EXERCISE AIM → Skip the pictures. Reproduce all other material exactly.

DATA EXTRACT →

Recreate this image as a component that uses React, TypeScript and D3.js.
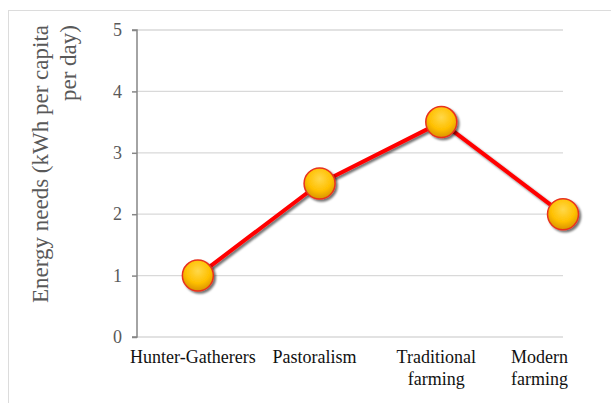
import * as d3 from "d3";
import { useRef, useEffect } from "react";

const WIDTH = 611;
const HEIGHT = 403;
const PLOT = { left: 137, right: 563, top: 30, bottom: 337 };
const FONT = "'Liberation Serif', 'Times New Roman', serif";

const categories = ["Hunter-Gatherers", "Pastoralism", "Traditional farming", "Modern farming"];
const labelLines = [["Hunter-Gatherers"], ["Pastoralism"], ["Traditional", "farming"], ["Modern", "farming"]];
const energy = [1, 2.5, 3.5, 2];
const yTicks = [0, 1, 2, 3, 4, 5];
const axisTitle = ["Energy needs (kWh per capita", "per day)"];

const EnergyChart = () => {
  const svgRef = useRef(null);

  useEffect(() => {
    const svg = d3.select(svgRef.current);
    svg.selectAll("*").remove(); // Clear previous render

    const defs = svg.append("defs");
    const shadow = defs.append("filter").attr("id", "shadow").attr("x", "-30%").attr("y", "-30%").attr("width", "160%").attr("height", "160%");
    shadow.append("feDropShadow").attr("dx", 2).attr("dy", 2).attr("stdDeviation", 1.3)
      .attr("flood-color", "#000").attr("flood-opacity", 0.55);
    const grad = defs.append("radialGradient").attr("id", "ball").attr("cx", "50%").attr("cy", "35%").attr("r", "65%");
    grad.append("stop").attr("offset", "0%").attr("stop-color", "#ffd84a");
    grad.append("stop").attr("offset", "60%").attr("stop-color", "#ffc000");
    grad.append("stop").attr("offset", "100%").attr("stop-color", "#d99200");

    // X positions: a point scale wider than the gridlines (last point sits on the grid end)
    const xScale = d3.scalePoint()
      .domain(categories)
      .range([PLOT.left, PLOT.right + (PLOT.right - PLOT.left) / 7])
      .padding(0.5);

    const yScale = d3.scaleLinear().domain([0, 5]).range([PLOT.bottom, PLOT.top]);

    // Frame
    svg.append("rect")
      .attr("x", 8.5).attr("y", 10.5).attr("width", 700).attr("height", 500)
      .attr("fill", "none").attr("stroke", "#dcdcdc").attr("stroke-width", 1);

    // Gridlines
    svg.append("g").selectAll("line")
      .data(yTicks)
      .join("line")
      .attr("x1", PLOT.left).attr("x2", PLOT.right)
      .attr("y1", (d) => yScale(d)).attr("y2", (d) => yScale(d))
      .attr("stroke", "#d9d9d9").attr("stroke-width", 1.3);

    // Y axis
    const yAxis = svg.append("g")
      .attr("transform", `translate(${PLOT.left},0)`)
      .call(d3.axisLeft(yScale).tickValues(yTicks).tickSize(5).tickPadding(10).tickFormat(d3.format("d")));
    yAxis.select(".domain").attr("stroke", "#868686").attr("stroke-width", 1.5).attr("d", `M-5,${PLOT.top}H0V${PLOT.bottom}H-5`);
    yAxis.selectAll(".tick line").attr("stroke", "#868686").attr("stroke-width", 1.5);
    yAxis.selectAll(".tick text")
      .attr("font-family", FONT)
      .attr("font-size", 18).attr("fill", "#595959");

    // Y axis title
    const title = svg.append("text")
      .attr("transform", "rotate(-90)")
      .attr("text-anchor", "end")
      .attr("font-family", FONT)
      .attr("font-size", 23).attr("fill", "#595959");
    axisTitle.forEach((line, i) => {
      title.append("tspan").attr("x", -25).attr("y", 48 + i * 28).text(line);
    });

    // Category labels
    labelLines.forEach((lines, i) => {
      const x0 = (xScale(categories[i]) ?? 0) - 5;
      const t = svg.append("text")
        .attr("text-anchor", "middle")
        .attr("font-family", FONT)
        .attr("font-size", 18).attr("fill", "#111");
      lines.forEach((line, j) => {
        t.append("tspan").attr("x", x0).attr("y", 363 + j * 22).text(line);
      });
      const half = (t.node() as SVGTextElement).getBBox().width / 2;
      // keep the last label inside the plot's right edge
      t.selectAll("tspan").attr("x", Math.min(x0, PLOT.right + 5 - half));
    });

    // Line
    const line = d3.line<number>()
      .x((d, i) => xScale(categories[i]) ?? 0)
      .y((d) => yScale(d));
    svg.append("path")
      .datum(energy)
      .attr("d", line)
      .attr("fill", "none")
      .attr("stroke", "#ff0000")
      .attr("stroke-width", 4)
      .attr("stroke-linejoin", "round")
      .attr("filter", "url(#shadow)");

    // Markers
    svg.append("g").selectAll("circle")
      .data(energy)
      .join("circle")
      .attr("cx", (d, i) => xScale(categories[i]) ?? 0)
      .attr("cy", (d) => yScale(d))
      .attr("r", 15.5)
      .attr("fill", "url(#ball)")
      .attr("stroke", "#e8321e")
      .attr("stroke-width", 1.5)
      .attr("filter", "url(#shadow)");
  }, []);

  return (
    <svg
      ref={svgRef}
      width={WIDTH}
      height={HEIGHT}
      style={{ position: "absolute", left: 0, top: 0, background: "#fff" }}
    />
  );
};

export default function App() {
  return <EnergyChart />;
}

SOLUTION TO THE PROBLEM →
Recreate this image as a component that uses React, TypeScript and D3.js.
import * as d3 from "d3";
import { useRef, useEffect } from "react";

const WIDTH = 611;
const HEIGHT = 403;
const PLOT = { left: 137, right: 563, top: 30, bottom: 337 };
const FONT = "'Liberation Serif', 'Times New Roman', serif";

const categories = ["Hunter-Gatherers", "Pastoralism", "Traditional farming", "Modern farming"];
const labelLines = [["Hunter-Gatherers"], ["Pastoralism"], ["Traditional", "farming"], ["Modern", "farming"]];
const energy = [1, 2.5, 3.5, 2];
const yTicks = [0, 1, 2, 3, 4, 5];
const axisTitle = ["Energy needs (kWh per capita", "per day)"];

const EnergyChart = () => {
  const svgRef = useRef(null);

  useEffect(() => {
    const svg = d3.select(svgRef.current);
    svg.selectAll("*").remove(); // Clear previous render

    const defs = svg.append("defs");
    const shadow = defs.append("filter").attr("id", "shadow").attr("x", "-30%").attr("y", "-30%").attr("width", "160%").attr("height", "160%");
    shadow.append("feDropShadow").attr("dx", 2).attr("dy", 2).attr("stdDeviation", 1.3)
      .attr("flood-color", "#000").attr("flood-opacity", 0.55);
    const grad = defs.append("radialGradient").attr("id", "ball").attr("cx", "50%").attr("cy", "35%").attr("r", "65%");
    grad.append("stop").attr("offset", "0%").attr("stop-color", "#ffd84a");
    grad.append("stop").attr("offset", "60%").attr("stop-color", "#ffc000");
    grad.append("stop").attr("offset", "100%").attr("stop-color", "#d99200");

    // X positions: a point scale wider than the gridlines (last point sits on the grid end)
    const xScale = d3.scalePoint()
      .domain(categories)
      .range([PLOT.left, PLOT.right + (PLOT.right - PLOT.left) / 7])
      .padding(0.5);

    const yScale = d3.scaleLinear().domain([0, 5]).range([PLOT.bottom, PLOT.top]);

    // Frame
    svg.append("rect")
      .attr("x", 8.5).attr("y", 10.5).attr("width", 700).attr("height", 500)
      .attr("fill", "none").attr("stroke", "#dcdcdc").attr("stroke-width", 1);

    // Gridlines
    svg.append("g").selectAll("line")
      .data(yTicks)
      .join("line")
      .attr("x1", PLOT.left).attr("x2", PLOT.right)
      .attr("y1", (d) => yScale(d)).attr("y2", (d) => yScale(d))
      .attr("stroke", "#d9d9d9").attr("stroke-width", 1.3);

    // Y axis
    const yAxis = svg.append("g")
      .attr("transform", `translate(${PLOT.left},0)`)
      .call(d3.axisLeft(yScale).tickValues(yTicks).tickSize(5).tickPadding(10).tickFormat(d3.format("d")));
    yAxis.select(".domain").attr("stroke", "#868686").attr("stroke-width", 1.5).attr("d", `M-5,${PLOT.top}H0V${PLOT.bottom}H-5`);
    yAxis.selectAll(".tick line").attr("stroke", "#868686").attr("stroke-width", 1.5);
    yAxis.selectAll(".tick text")
      .attr("font-family", FONT)
      .attr("font-size", 18).attr("fill", "#595959");

    // Y axis title
    const title = svg.append("text")
      .attr("transform", "rotate(-90)")
      .attr("text-anchor", "end")
      .attr("font-family", FONT)
      .attr("font-size", 23).attr("fill", "#595959");
    axisTitle.forEach((line, i) => {
      title.append("tspan").attr("x", -25).attr("y", 48 + i * 28).text(line);
    });

    // Category labels
    labelLines.forEach((lines, i) => {
      const x0 = (xScale(categories[i]) ?? 0) - 5;
      const t = svg.append("text")
        .attr("text-anchor", "middle")
        .attr("font-family", FONT)
        .attr("font-size", 18).attr("fill", "#111");
      lines.forEach((line, j) => {
        t.append("tspan").attr("x", x0).attr("y", 363 + j * 22).text(line);
      });
      const half = (t.node() as SVGTextElement).getBBox().width / 2;
      // keep the last label inside the plot's right edge
      t.selectAll("tspan").attr("x", Math.min(x0, PLOT.right + 5 - half));
    });

    // Line
    const line = d3.line<number>()
      .x((d, i) => xScale(categories[i]) ?? 0)
      .y((d) => yScale(d));
    svg.append("path")
      .datum(energy)
      .attr("d", line)
      .attr("fill", "none")
      .attr("stroke", "#ff0000")
      .attr("stroke-width", 4)
      .attr("stroke-linejoin", "round")
      .attr("filter", "url(#shadow)");

    // Markers
    svg.append("g").selectAll("circle")
      .data(energy)
      .join("circle")
      .attr("cx", (d, i) => xScale(categories[i]) ?? 0)
      .attr("cy", (d) => yScale(d))
      .attr("r", 15.5)
      .attr("fill", "url(#ball)")
      .attr("stroke", "#e8321e")
      .attr("stroke-width", 1.5)
      .attr("filter", "url(#shadow)");
  }, []);

  return (
    <svg
      ref={svgRef}
      width={WIDTH}
      height={HEIGHT}
      style={{ position: "absolute", left: 0, top: 0, background: "#fff" }}
    />
  );
};

export default function App() {
  return <EnergyChart />;
}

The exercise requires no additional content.